Figure scripts:
(begin)

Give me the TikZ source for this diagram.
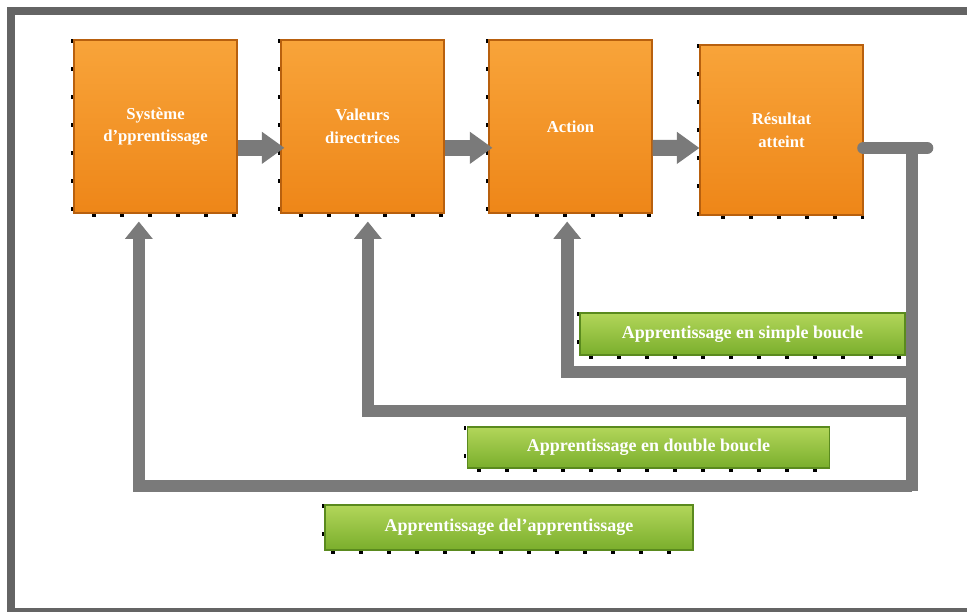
\documentclass[tikz,border=0pt]{standalone}
\usepackage{fontspec}
\setmainfont{Liberation Serif}
\usetikzlibrary{arrows.meta}
\definecolor{frameC}{HTML}{646464}
\definecolor{lineC}{HTML}{7A7A7A}
\definecolor{orT}{HTML}{F8A43A}
\definecolor{orB}{HTML}{EE8618}
\definecolor{orD}{HTML}{B8600E}
\definecolor{grT}{HTML}{B2D65A}
\definecolor{grB}{HTML}{7AAE2C}
\definecolor{grD}{HTML}{5A8A1E}
\tikzset{
  orbox/.style={rectangle, top color=orT, bottom color=orB, draw=orD, line width=0.8pt,
    minimum width=122.25pt, minimum height=129.75pt, text=white, align=center,
    font=\bfseries\fontsize{12.5}{17}\selectfont},
  grbox/.style={rectangle, top color=grT, bottom color=grB, draw=grD, line width=0.8pt,
    text=white, align=center, font=\bfseries\fontsize{13.5}{16}\selectfont},
  dashshadow/.style={draw=black, line width=1.6pt, dash pattern=on 3pt off 18pt},
  blockarrow/.style={draw=lineC, line width=12pt, -{Triangle[width=23pt,length=17pt]}},
  fbline/.style={draw=lineC, line width=9.5pt, line join=miter},
  fbarrow/.style={fbline, -{Triangle[width=20pt,length=13pt]}},
}
\begin{document}
\begin{tikzpicture}[x=0.75pt,y=-0.75pt]
\useasboundingbox (0,0) rectangle (967,611);
\clip (0,0) rectangle (967,611);
\fill[white] (0,0) rectangle (967,611);
% frame
\draw[frameC, line width=6pt] (10.5,10.5) rectangle (990,612);

% orange boxes
\node[orbox] (b1) at (155.5,126.5) {Système\\d'pprentissage};
\node[orbox] (b2) at (362.5,126.5) {Valeurs\\directrices};
\node[orbox] (b3) at (570.5,126.5) {Action};
\node[orbox, minimum height=127.5pt] (b4) at (781.5,130) {Résultat\\atteint};

% green labels
\node[grbox, minimum width=243.75pt, minimum height=31.5pt] (g1) at (742.5,334) {Apprentissage en simple boucle};
\node[grbox, minimum width=272pt, minimum height=30.75pt] (g2) at (648.5,447.5) {Apprentissage en double boucle};
\node[grbox, minimum width=276pt, minimum height=33.75pt] (g3) at (509,527.5) {Apprentissage del'apprentissage};

% dashed shadow edges
\foreach \n in {b1,b2,b3,b4,g1,g2,g3}{
  \draw[dashshadow] ([xshift=-1.2pt]\n.north west) -- ([xshift=-1.2pt,yshift=-1.5pt]\n.south west) -- ([yshift=-1.5pt]\n.south east);
}

% block arrows between boxes
\draw[blockarrow] ([yshift=-16pt]b1.east) -- ([yshift=-16pt,xshift=3pt]b2.west);
\draw[blockarrow] ([yshift=-16pt]b2.east) -- ([yshift=-16pt,xshift=3pt]b3.west);
\draw[blockarrow] ([yshift=-16pt]b3.east) -- ([yshift=-13.5pt]b4.west);

% feedback from result
\coordinate (rEnd) at (927,148);
\coordinate (rCorner) at (912,148);
\coordinate (s1) at (912,372);
\coordinate (s2) at (912,411);
\coordinate (s3) at (912,486);
\draw[fbline, line cap=round] ([yshift=-13.5pt]b4.east) -- (rEnd);
\draw[fbline] (rCorner) -- (912,491);

% loops
\draw[fbarrow] (s1) -| ([xshift=-2.5pt,yshift=-6pt]b3.south);
\draw[fbarrow] (s2) -| ([xshift=4pt,yshift=-6pt]b2.south);
\draw[fbarrow] (s3) -| ([xshift=-12.5pt,yshift=-6pt]b1.south);
\end{tikzpicture}
\end{document}
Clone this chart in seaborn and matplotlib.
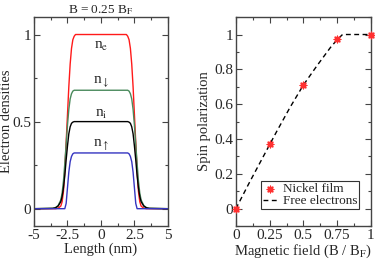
import numpy as np
import pandas as pd
import matplotlib
matplotlib.use("Agg")
import matplotlib.pyplot as plt
import seaborn as sns
from matplotlib.ticker import MultipleLocator

# ---------------- data ----------------
length_nm = [-5.0, -3.6, -3.4, -3.2, -3.0, -2.9, -2.8, -2.7, -2.6, -2.5, -2.4, -2.3, -2.2, -2.1, -2.0, -1.9, -1.7,
             1.7, 1.9, 2.0, 2.1, 2.2, 2.3, 2.4, 2.5, 2.6, 2.7, 2.8, 2.9, 3.0, 3.2, 3.4, 3.6, 5.0]
n_e = [0.0, 0.0, 0.0, 0.003, 0.015, 0.04, 0.10, 0.22, 0.38, 0.54, 0.70, 0.83, 0.92, 0.97, 0.99, 1.0, 1.0,
       1.0, 1.0, 0.99, 0.97, 0.92, 0.83, 0.70, 0.54, 0.38, 0.22, 0.10, 0.04, 0.015, 0.003, 0.0, 0.0, 0.0]
n_down = [0.0, 0.002, 0.006, 0.018, 0.05, 0.09, 0.16, 0.26, 0.37, 0.48, 0.57, 0.63, 0.66, 0.675, 0.68, 0.68, 0.68,
          0.68, 0.68, 0.68, 0.675, 0.66, 0.63, 0.57, 0.48, 0.37, 0.26, 0.16, 0.09, 0.05, 0.018, 0.006, 0.002, 0.0]
n_i = [0.0, 0.002, 0.005, 0.015, 0.04, 0.07, 0.12, 0.19, 0.28, 0.36, 0.43, 0.47, 0.49, 0.497, 0.5, 0.5, 0.5,
       0.5, 0.5, 0.5, 0.497, 0.49, 0.47, 0.43, 0.36, 0.28, 0.19, 0.12, 0.07, 0.04, 0.015, 0.005, 0.002, 0.0]
n_up = [0.0, 0.0, 0.0, 0.0, 0.0, 0.0, 0.0, 0.0, 0.03, 0.12, 0.21, 0.27, 0.30, 0.315, 0.32, 0.32, 0.32,
        0.32, 0.32, 0.32, 0.315, 0.30, 0.27, 0.21, 0.12, 0.03, 0.0, 0.0, 0.0, 0.0, 0.0, 0.0, 0.0, 0.0]

field_nickel = [0.0, 0.25, 0.5, 0.75, 1.0]
pol_nickel = [0.0, 0.37, 0.71, 0.975, 1.0]

field_free = [0.0, 0.05, 0.1, 0.2, 0.3, 0.4, 0.5, 0.6, 0.7, 0.75, 0.79, 0.85, 1.0]
pol_free = [0.0, 0.075, 0.15, 0.295, 0.44, 0.58, 0.71, 0.82, 0.925, 0.97, 1.0, 1.0, 1.0]

# ---------------- style ----------------
sns.set_theme(style="ticks")
plt.rcParams["font.family"] = ["Liberation Serif", "DejaVu Serif"]
plt.rcParams["mathtext.fontset"] = "stix"
plt.rcParams["axes.unicode_minus"] = False

fig = plt.figure(figsize=(3.75, 2.59), dpi=100)
ax1 = fig.add_axes([0.0907, 0.127, 0.357, 0.807])
ax2 = fig.add_axes([0.629, 0.127, 0.360, 0.807])

dens = pd.DataFrame({"x": length_nm * 4,
                     "y": n_e + n_down + n_i + n_up,
                     "curve": ["ne"] * len(n_e) + ["nd"] * len(n_down) + ["ni"] * len(n_i) + ["nu"] * len(n_up)})
palette = {"ne": "#ff1a1a", "nd": "#4a8a5c", "ni": "#000000", "nu": "#3535c0"}
sns.lineplot(data=dens, x="x", y="y", hue="curve", palette=palette, ax=ax1, legend=False,
             linewidth=1.0, sort=False, estimator=None)

ax1.set_xlim(-5, 5)
ax1.set_ylim(-0.1, 1.1)
ax1.set_xticks([-5, -2.5, 0, 2.5, 5])
ax1.set_xticklabels(["-5", "-2.5", "0", "2.5", "5"])
ax1.xaxis.set_minor_locator(MultipleLocator(1.25))
ax1.set_yticks([0, 0.5, 1])
ax1.set_yticklabels(["0", "0.5", "1"])
ax1.yaxis.set_minor_locator(MultipleLocator(0.25))
ax1.set_xlabel("Length (nm)", fontsize=10.5)
ax1.set_ylabel("Electron densities", fontsize=10.5)
ax1.xaxis.set_label_coords(0.5, -0.08)
ax1.yaxis.set_label_coords(-0.157, 0.5)
ax1.set_title(r"B = 0.25 B$_\mathrm{F}$", fontsize=9.5, pad=3)

lab_kw = dict(fontsize=11, ha="center", va="center")
ax1.text(0.0, 0.93, r"n$_\mathrm{e}$", **lab_kw)
ax1.text(0.0, 0.73, r"n$_\downarrow$", **lab_kw)
ax1.text(0.0, 0.54, r"n$_\mathrm{i}$", **lab_kw)
ax1.text(0.0, 0.37, r"n$_\uparrow$", **lab_kw)

# right panel
free = pd.DataFrame({"field": field_free, "pol": pol_free})
nick = pd.DataFrame({"field": field_nickel, "pol": pol_nickel})
sns.lineplot(data=free, x="field", y="pol", ax=ax2, color="black", linestyle=(0, (3.5, 2.5)),
             linewidth=1.0, label="Free electrons", sort=False, estimator=None, zorder=2)
sns.scatterplot(data=nick, x="field", y="pol", ax=ax2, color="#ff3030", marker=(8, 2, 0), s=22,
                linewidth=1.0, edgecolor="#ff3030", label="Nickel film", zorder=3, clip_on=False)

ax2.set_xlim(0, 1)
ax2.set_ylim(-0.1, 1.1)
ax2.set_xticks([0, 0.25, 0.5, 0.75, 1])
ax2.set_xticklabels(["0", "0.25", "0.5", "0.75", "1"])
ax2.xaxis.set_minor_locator(MultipleLocator(0.125))
ax2.set_yticks([0, 0.2, 0.4, 0.6, 0.8, 1])
ax2.set_yticklabels(["0", "0.2", "0.4", "0.6", "0.8", "1"])
ax2.yaxis.set_minor_locator(MultipleLocator(0.1))
ax2.set_xlabel(r"Magnetic field (B / B$_\mathrm{F}$)", fontsize=10.5)
ax2.set_ylabel("Spin polarization", fontsize=10.5)
ax2.xaxis.set_label_coords(0.5, -0.08)
ax2.yaxis.set_label_coords(-0.185, 0.5)

handles, labels = ax2.get_legend_handles_labels()
order = [labels.index("Nickel film"), labels.index("Free electrons")]
leg = ax2.legend([handles[i] for i in order], [labels[i] for i in order],
                 loc="lower right", bbox_to_anchor=(0.915, 0.08), fontsize=9.5, frameon=True, fancybox=False,
                 edgecolor="#333333", framealpha=1, borderpad=0.15, handlelength=1.1, handletextpad=0.4,
                 labelspacing=0.0, borderaxespad=0)
leg.get_frame().set_linewidth(0.8)

for ax in (ax1, ax2):
    ax.tick_params(which="both", direction="in", top=True, right=True, labelsize=11, pad=2,
                   color="#444444")
    ax.tick_params(which="major", length=4, width=0.8)
    ax.tick_params(which="minor", length=2, width=0.8)
    for s in ax.spines.values():
        s.set_linewidth(1.0)
        s.set_color("#444444")

fig.savefig("out.png", dpi=100)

(end)

■ What is being asked
Omit the pictures. Extract exactly the lines that begin with the one holding "Clone this chart in seaborn and matplotlib." and end with the one holding "from matplotlib.ticker import MultipleLocator", inclusive.

■ Expected answer
Clone this chart in seaborn and matplotlib.
import numpy as np
import pandas as pd
import matplotlib
matplotlib.use("Agg")
import matplotlib.pyplot as plt
import seaborn as sns
from matplotlib.ticker import MultipleLocator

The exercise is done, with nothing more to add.